= Aim =
All of the entries need to be written out again, exactly as they are.

"""

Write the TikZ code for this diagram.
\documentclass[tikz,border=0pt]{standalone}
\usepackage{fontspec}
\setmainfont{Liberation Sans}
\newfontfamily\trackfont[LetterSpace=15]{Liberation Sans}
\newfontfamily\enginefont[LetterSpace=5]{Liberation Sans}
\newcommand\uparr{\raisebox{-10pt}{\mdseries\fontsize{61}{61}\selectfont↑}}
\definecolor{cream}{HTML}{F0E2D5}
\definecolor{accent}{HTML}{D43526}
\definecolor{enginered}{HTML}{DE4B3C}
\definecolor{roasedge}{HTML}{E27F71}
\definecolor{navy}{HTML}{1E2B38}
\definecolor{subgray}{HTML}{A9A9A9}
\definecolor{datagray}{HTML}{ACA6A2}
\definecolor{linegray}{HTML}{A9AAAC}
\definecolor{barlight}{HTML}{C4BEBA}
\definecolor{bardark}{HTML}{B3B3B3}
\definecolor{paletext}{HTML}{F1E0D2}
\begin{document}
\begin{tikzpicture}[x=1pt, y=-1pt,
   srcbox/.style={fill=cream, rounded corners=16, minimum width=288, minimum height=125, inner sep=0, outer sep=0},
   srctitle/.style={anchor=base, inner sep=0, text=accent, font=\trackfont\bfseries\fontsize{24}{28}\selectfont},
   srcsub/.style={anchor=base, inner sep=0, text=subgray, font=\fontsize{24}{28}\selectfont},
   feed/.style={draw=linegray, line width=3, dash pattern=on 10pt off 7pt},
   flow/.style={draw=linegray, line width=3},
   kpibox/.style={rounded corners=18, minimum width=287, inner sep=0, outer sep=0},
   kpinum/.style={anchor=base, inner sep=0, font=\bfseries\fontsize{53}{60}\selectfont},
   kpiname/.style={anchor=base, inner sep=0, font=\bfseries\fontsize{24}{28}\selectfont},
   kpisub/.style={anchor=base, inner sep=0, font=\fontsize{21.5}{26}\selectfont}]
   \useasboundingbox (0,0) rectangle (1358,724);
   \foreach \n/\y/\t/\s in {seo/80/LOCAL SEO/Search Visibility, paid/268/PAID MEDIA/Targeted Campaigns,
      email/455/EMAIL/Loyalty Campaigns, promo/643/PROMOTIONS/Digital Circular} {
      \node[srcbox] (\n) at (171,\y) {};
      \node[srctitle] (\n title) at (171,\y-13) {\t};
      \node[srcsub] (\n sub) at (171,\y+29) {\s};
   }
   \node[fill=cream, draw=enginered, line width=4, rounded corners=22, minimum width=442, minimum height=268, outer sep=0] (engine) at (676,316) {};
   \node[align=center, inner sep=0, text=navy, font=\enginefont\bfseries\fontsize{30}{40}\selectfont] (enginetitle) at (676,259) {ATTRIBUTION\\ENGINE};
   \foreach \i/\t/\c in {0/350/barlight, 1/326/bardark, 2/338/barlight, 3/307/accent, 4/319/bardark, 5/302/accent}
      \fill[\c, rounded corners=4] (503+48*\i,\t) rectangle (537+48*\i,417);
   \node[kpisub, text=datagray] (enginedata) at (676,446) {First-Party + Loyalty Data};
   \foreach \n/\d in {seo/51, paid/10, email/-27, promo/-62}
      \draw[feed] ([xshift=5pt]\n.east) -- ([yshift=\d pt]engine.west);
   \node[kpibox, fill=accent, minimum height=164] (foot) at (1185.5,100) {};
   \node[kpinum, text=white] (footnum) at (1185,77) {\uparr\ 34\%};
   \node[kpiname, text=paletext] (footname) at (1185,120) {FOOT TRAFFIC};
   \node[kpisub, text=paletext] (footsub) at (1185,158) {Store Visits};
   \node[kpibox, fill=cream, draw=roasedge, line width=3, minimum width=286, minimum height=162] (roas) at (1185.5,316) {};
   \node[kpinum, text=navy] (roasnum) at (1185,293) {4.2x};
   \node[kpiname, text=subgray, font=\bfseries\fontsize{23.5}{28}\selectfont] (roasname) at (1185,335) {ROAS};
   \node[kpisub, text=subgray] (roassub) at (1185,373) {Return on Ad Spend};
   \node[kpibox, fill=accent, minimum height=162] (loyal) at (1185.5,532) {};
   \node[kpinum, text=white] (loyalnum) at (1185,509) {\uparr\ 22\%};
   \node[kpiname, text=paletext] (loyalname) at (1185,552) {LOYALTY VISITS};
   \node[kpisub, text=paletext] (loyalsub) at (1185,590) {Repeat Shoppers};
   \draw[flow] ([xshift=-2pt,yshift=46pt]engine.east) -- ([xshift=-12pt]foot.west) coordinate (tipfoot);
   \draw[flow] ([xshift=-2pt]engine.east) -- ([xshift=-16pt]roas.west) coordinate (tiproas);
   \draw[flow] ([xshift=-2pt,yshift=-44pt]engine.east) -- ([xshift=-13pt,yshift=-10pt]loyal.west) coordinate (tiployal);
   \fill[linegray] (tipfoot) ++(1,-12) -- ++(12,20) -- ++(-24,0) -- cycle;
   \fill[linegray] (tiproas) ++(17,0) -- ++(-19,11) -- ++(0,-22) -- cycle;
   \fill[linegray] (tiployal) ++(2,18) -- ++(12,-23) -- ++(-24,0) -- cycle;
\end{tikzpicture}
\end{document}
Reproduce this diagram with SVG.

"""

= Solution to the problem =
Write the TikZ code for this diagram.
\documentclass[tikz,border=0pt]{standalone}
\usepackage{fontspec}
\setmainfont{Liberation Sans}
\newfontfamily\trackfont[LetterSpace=15]{Liberation Sans}
\newfontfamily\enginefont[LetterSpace=5]{Liberation Sans}
\newcommand\uparr{\raisebox{-10pt}{\mdseries\fontsize{61}{61}\selectfont↑}}
\definecolor{cream}{HTML}{F0E2D5}
\definecolor{accent}{HTML}{D43526}
\definecolor{enginered}{HTML}{DE4B3C}
\definecolor{roasedge}{HTML}{E27F71}
\definecolor{navy}{HTML}{1E2B38}
\definecolor{subgray}{HTML}{A9A9A9}
\definecolor{datagray}{HTML}{ACA6A2}
\definecolor{linegray}{HTML}{A9AAAC}
\definecolor{barlight}{HTML}{C4BEBA}
\definecolor{bardark}{HTML}{B3B3B3}
\definecolor{paletext}{HTML}{F1E0D2}
\begin{document}
\begin{tikzpicture}[x=1pt, y=-1pt,
   srcbox/.style={fill=cream, rounded corners=16, minimum width=288, minimum height=125, inner sep=0, outer sep=0},
   srctitle/.style={anchor=base, inner sep=0, text=accent, font=\trackfont\bfseries\fontsize{24}{28}\selectfont},
   srcsub/.style={anchor=base, inner sep=0, text=subgray, font=\fontsize{24}{28}\selectfont},
   feed/.style={draw=linegray, line width=3, dash pattern=on 10pt off 7pt},
   flow/.style={draw=linegray, line width=3},
   kpibox/.style={rounded corners=18, minimum width=287, inner sep=0, outer sep=0},
   kpinum/.style={anchor=base, inner sep=0, font=\bfseries\fontsize{53}{60}\selectfont},
   kpiname/.style={anchor=base, inner sep=0, font=\bfseries\fontsize{24}{28}\selectfont},
   kpisub/.style={anchor=base, inner sep=0, font=\fontsize{21.5}{26}\selectfont}]
   \useasboundingbox (0,0) rectangle (1358,724);
   \foreach \n/\y/\t/\s in {seo/80/LOCAL SEO/Search Visibility, paid/268/PAID MEDIA/Targeted Campaigns,
      email/455/EMAIL/Loyalty Campaigns, promo/643/PROMOTIONS/Digital Circular} {
      \node[srcbox] (\n) at (171,\y) {};
      \node[srctitle] (\n title) at (171,\y-13) {\t};
      \node[srcsub] (\n sub) at (171,\y+29) {\s};
   }
   \node[fill=cream, draw=enginered, line width=4, rounded corners=22, minimum width=442, minimum height=268, outer sep=0] (engine) at (676,316) {};
   \node[align=center, inner sep=0, text=navy, font=\enginefont\bfseries\fontsize{30}{40}\selectfont] (enginetitle) at (676,259) {ATTRIBUTION\\ENGINE};
   \foreach \i/\t/\c in {0/350/barlight, 1/326/bardark, 2/338/barlight, 3/307/accent, 4/319/bardark, 5/302/accent}
      \fill[\c, rounded corners=4] (503+48*\i,\t) rectangle (537+48*\i,417);
   \node[kpisub, text=datagray] (enginedata) at (676,446) {First-Party + Loyalty Data};
   \foreach \n/\d in {seo/51, paid/10, email/-27, promo/-62}
      \draw[feed] ([xshift=5pt]\n.east) -- ([yshift=\d pt]engine.west);
   \node[kpibox, fill=accent, minimum height=164] (foot) at (1185.5,100) {};
   \node[kpinum, text=white] (footnum) at (1185,77) {\uparr\ 34\%};
   \node[kpiname, text=paletext] (footname) at (1185,120) {FOOT TRAFFIC};
   \node[kpisub, text=paletext] (footsub) at (1185,158) {Store Visits};
   \node[kpibox, fill=cream, draw=roasedge, line width=3, minimum width=286, minimum height=162] (roas) at (1185.5,316) {};
   \node[kpinum, text=navy] (roasnum) at (1185,293) {4.2x};
   \node[kpiname, text=subgray, font=\bfseries\fontsize{23.5}{28}\selectfont] (roasname) at (1185,335) {ROAS};
   \node[kpisub, text=subgray] (roassub) at (1185,373) {Return on Ad Spend};
   \node[kpibox, fill=accent, minimum height=162] (loyal) at (1185.5,532) {};
   \node[kpinum, text=white] (loyalnum) at (1185,509) {\uparr\ 22\%};
   \node[kpiname, text=paletext] (loyalname) at (1185,552) {LOYALTY VISITS};
   \node[kpisub, text=paletext] (loyalsub) at (1185,590) {Repeat Shoppers};
   \draw[flow] ([xshift=-2pt,yshift=46pt]engine.east) -- ([xshift=-12pt]foot.west) coordinate (tipfoot);
   \draw[flow] ([xshift=-2pt]engine.east) -- ([xshift=-16pt]roas.west) coordinate (tiproas);
   \draw[flow] ([xshift=-2pt,yshift=-44pt]engine.east) -- ([xshift=-13pt,yshift=-10pt]loyal.west) coordinate (tiployal);
   \fill[linegray] (tipfoot) ++(1,-12) -- ++(12,20) -- ++(-24,0) -- cycle;
   \fill[linegray] (tiproas) ++(17,0) -- ++(-19,11) -- ++(0,-22) -- cycle;
   \fill[linegray] (tiployal) ++(2,18) -- ++(12,-23) -- ++(-24,0) -- cycle;
\end{tikzpicture}
\end{document}
Reproduce this diagram with SVG.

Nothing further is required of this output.